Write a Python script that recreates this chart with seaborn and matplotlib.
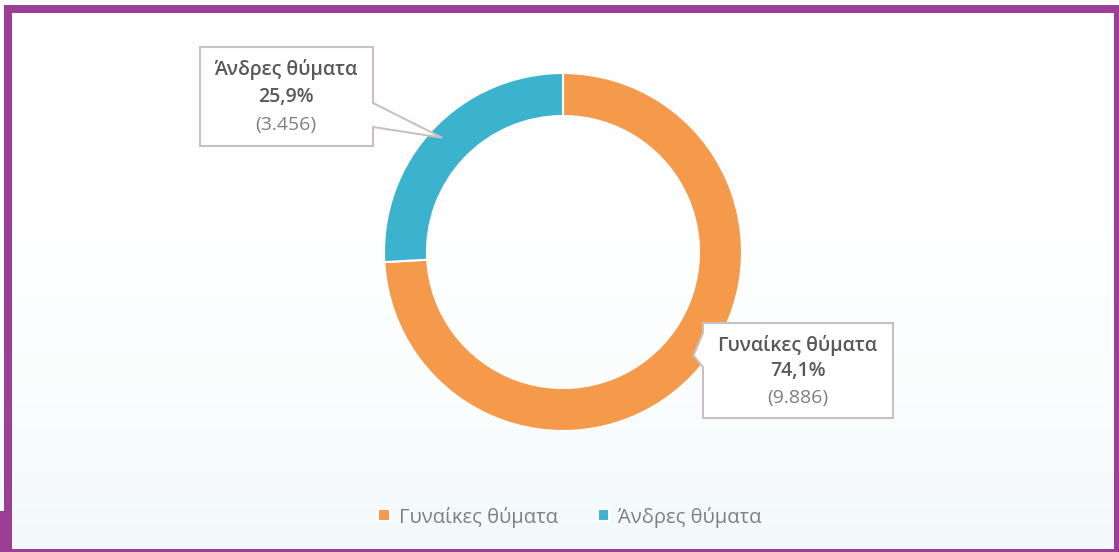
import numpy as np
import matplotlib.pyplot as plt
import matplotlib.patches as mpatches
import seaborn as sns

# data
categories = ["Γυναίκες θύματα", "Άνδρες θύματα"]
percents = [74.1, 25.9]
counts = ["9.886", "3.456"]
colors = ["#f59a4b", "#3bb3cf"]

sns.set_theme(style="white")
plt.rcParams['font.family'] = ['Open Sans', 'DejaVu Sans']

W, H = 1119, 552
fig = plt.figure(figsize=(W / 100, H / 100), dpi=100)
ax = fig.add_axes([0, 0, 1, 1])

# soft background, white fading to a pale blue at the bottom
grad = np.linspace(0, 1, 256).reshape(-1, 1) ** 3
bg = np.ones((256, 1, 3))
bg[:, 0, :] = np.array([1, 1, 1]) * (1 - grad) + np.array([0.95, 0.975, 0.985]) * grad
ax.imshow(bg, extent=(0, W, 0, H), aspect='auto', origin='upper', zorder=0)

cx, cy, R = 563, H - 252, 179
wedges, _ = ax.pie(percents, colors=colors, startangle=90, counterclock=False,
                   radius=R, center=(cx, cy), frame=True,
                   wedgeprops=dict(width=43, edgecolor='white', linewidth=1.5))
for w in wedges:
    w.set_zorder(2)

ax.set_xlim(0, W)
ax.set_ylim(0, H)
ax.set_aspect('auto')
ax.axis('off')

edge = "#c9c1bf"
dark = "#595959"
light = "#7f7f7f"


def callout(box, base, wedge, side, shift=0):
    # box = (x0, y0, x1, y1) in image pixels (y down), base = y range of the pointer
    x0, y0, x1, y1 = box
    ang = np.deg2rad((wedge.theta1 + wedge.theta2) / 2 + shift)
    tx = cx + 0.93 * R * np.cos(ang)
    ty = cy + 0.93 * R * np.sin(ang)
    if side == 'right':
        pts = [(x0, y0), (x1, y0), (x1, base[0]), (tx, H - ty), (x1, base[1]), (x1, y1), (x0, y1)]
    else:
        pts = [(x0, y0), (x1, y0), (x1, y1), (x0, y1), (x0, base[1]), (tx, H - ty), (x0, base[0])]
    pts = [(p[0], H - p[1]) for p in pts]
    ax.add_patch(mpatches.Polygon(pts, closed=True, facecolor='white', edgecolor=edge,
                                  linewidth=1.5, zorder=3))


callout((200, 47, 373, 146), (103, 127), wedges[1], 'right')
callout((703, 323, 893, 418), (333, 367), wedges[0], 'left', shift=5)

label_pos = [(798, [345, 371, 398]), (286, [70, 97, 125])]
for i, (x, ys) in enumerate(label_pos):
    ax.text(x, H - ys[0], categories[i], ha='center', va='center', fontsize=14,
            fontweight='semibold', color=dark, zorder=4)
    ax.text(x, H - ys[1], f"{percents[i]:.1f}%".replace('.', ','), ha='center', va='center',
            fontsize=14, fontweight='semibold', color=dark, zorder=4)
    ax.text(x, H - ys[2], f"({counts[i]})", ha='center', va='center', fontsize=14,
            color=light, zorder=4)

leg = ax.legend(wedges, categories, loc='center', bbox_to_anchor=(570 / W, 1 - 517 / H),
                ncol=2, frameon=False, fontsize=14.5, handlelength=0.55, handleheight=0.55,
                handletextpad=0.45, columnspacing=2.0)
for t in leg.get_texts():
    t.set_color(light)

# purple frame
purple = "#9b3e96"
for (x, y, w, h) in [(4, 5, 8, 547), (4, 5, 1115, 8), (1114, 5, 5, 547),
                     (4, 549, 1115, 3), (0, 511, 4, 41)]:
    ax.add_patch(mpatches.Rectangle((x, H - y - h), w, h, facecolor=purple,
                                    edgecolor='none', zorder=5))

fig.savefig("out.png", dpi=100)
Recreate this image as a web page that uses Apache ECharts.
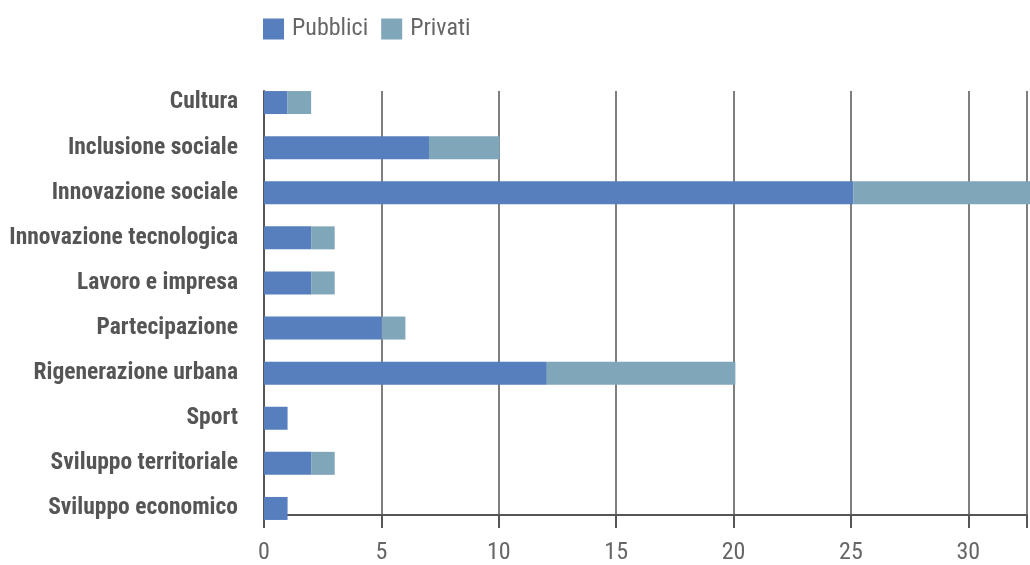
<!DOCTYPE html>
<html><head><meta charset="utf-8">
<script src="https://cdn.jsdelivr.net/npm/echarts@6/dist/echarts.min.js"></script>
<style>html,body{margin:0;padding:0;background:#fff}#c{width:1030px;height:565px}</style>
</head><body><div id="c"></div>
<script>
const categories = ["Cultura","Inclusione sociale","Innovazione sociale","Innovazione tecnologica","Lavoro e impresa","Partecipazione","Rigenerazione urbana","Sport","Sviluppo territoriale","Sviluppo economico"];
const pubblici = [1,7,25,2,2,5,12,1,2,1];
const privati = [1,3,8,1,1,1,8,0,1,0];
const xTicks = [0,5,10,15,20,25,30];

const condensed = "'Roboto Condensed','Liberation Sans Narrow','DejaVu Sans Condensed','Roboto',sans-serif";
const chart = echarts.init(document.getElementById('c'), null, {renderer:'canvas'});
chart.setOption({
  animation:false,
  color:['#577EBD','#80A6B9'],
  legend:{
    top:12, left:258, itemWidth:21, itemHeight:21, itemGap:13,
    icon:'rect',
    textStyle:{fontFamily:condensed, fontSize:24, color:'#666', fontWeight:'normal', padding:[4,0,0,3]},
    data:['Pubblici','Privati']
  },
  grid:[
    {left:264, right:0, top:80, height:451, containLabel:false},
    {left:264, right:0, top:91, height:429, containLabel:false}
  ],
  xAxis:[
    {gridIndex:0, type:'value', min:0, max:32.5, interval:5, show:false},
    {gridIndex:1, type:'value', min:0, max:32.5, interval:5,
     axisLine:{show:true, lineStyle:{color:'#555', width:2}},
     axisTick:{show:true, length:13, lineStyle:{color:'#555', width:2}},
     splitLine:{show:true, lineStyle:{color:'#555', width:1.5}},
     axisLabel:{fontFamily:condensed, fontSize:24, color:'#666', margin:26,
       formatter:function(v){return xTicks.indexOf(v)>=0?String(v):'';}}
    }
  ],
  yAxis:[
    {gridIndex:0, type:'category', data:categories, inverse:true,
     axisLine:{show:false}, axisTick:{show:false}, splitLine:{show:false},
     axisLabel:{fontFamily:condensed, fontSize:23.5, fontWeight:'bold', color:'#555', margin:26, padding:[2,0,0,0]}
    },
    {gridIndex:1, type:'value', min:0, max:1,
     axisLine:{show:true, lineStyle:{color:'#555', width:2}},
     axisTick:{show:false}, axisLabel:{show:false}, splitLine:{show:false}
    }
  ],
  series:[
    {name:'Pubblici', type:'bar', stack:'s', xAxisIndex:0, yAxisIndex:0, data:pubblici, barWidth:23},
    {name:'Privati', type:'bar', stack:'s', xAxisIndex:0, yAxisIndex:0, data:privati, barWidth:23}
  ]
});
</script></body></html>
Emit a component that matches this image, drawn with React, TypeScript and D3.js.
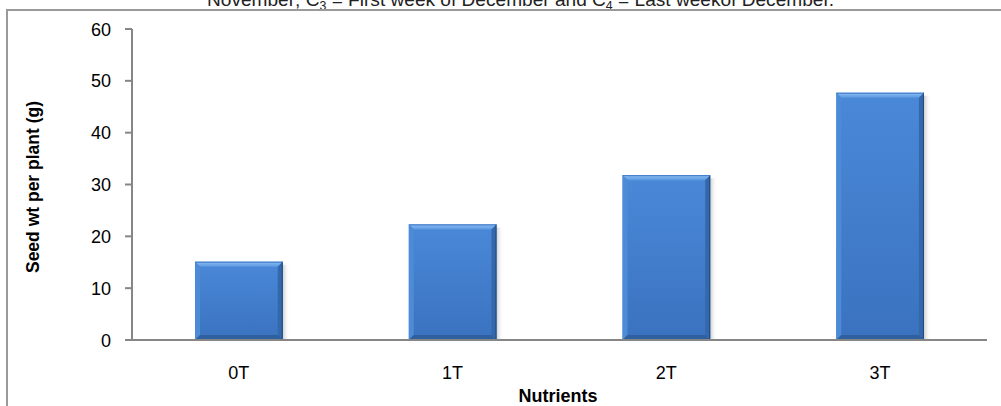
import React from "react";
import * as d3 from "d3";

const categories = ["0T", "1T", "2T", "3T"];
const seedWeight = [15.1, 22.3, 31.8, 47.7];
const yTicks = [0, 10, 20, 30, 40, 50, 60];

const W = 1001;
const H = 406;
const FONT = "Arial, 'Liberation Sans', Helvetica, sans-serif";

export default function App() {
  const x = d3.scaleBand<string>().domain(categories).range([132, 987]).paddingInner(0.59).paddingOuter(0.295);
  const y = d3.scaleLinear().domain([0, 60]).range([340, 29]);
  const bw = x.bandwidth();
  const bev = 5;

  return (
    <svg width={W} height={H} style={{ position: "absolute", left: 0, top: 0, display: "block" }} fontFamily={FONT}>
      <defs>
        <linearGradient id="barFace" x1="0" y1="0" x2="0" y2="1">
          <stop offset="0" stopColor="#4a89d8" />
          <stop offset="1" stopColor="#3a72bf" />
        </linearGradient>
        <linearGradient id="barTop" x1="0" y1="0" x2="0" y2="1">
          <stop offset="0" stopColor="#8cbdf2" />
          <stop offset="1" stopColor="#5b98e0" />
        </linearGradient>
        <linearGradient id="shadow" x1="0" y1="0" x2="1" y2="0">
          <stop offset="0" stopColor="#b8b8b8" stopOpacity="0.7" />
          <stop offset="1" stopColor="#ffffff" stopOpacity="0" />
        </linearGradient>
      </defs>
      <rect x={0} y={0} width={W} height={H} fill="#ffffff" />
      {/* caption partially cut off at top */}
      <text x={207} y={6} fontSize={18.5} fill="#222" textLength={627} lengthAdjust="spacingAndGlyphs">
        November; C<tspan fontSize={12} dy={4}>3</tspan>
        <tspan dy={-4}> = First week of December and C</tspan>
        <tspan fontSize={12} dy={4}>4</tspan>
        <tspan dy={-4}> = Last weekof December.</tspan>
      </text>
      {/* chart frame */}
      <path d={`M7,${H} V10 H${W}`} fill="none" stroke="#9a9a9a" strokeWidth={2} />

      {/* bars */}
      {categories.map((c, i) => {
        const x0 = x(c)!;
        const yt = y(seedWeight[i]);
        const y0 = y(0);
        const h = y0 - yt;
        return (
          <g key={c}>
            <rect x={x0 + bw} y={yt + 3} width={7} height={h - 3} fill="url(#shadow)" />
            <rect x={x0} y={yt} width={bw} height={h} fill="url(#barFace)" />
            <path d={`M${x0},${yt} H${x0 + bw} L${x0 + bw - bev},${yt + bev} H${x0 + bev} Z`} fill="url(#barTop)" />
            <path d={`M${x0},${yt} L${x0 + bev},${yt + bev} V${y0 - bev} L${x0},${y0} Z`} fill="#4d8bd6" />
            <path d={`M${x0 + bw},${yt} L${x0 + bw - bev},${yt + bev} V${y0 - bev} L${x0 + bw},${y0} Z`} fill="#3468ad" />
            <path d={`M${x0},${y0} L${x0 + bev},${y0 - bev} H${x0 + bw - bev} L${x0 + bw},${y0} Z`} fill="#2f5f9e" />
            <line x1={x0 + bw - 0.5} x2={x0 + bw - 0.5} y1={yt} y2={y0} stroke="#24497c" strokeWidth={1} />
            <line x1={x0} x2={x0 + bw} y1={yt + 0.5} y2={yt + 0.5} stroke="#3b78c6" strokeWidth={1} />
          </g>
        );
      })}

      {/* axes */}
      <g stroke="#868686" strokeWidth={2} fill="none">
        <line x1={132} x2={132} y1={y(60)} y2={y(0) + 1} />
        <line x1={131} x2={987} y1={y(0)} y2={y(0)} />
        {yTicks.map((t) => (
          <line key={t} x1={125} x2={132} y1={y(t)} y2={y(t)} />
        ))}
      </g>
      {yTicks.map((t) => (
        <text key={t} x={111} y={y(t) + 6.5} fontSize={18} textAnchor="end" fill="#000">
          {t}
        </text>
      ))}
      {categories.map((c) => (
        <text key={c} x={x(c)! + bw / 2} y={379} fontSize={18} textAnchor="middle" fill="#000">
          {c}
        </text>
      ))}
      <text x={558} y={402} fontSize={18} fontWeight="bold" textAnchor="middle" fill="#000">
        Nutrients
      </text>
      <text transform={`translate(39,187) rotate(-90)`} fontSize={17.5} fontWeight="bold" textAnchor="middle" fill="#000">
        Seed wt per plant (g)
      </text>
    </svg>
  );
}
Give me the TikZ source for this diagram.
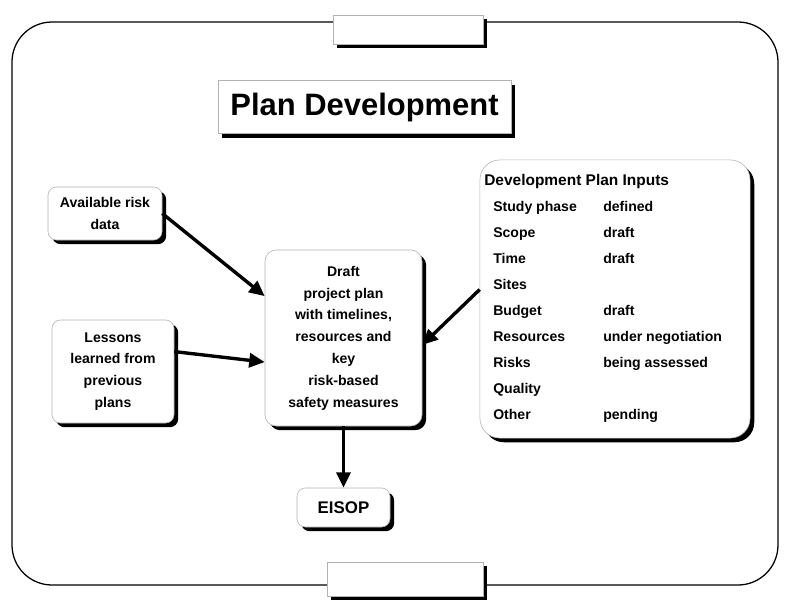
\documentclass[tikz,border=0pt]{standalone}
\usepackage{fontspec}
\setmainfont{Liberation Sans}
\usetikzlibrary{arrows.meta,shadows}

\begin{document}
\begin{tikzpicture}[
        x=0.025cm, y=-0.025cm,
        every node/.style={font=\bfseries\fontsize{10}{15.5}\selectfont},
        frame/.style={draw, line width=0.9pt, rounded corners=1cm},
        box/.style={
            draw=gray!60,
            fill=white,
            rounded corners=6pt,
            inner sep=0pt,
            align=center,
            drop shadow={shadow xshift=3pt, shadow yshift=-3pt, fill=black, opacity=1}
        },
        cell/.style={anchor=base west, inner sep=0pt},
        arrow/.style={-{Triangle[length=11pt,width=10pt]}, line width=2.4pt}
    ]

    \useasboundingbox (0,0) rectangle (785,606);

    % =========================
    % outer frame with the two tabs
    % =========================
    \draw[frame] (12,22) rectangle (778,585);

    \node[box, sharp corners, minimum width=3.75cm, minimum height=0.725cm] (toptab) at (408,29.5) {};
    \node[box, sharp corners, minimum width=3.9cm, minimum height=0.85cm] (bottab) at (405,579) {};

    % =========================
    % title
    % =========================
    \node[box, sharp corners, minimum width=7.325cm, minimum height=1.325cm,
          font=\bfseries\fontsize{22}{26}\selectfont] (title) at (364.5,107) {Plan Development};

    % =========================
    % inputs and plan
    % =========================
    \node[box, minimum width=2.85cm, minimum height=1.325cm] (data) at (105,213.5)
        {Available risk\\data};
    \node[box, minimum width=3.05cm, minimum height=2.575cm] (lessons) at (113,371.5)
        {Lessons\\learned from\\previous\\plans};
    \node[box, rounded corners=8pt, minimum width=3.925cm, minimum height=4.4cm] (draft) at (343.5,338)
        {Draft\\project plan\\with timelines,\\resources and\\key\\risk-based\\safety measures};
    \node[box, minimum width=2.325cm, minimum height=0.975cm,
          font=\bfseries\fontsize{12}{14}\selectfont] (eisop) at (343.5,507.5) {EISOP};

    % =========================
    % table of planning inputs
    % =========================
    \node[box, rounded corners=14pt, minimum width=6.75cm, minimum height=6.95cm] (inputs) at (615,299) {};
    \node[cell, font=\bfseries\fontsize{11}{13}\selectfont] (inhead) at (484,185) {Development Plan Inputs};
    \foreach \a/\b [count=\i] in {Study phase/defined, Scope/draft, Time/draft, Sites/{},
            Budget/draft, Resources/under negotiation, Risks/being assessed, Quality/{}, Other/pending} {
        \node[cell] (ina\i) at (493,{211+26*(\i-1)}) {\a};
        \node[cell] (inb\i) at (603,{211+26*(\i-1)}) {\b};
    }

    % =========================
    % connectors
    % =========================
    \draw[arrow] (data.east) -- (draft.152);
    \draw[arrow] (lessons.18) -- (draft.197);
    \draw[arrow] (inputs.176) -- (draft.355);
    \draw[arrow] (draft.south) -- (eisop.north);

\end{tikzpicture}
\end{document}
##########
Problem description:
Skip all pictures. Output only the lines from the one containing "Give me the TikZ source for this diagram." to the one containing "(title) at (364.5,107)", both lines included.

Complete response:
Give me the TikZ source for this diagram.
\documentclass[tikz,border=0pt]{standalone}
\usepackage{fontspec}
\setmainfont{Liberation Sans}
\usetikzlibrary{arrows.meta,shadows}

\begin{document}
\begin{tikzpicture}[
        x=0.025cm, y=-0.025cm,
        every node/.style={font=\bfseries\fontsize{10}{15.5}\selectfont},
        frame/.style={draw, line width=0.9pt, rounded corners=1cm},
        box/.style={
            draw=gray!60,
            fill=white,
            rounded corners=6pt,
            inner sep=0pt,
            align=center,
            drop shadow={shadow xshift=3pt, shadow yshift=-3pt, fill=black, opacity=1}
        },
        cell/.style={anchor=base west, inner sep=0pt},
        arrow/.style={-{Triangle[length=11pt,width=10pt]}, line width=2.4pt}
    ]

    \useasboundingbox (0,0) rectangle (785,606);

    % =========================
    % outer frame with the two tabs
    % =========================
    \draw[frame] (12,22) rectangle (778,585);

    \node[box, sharp corners, minimum width=3.75cm, minimum height=0.725cm] (toptab) at (408,29.5) {};
    \node[box, sharp corners, minimum width=3.9cm, minimum height=0.85cm] (bottab) at (405,579) {};

    % =========================
    % title
    % =========================
    \node[box, sharp corners, minimum width=7.325cm, minimum height=1.325cm,
          font=\bfseries\fontsize{22}{26}\selectfont] (title) at (364.5,107) {Plan Development};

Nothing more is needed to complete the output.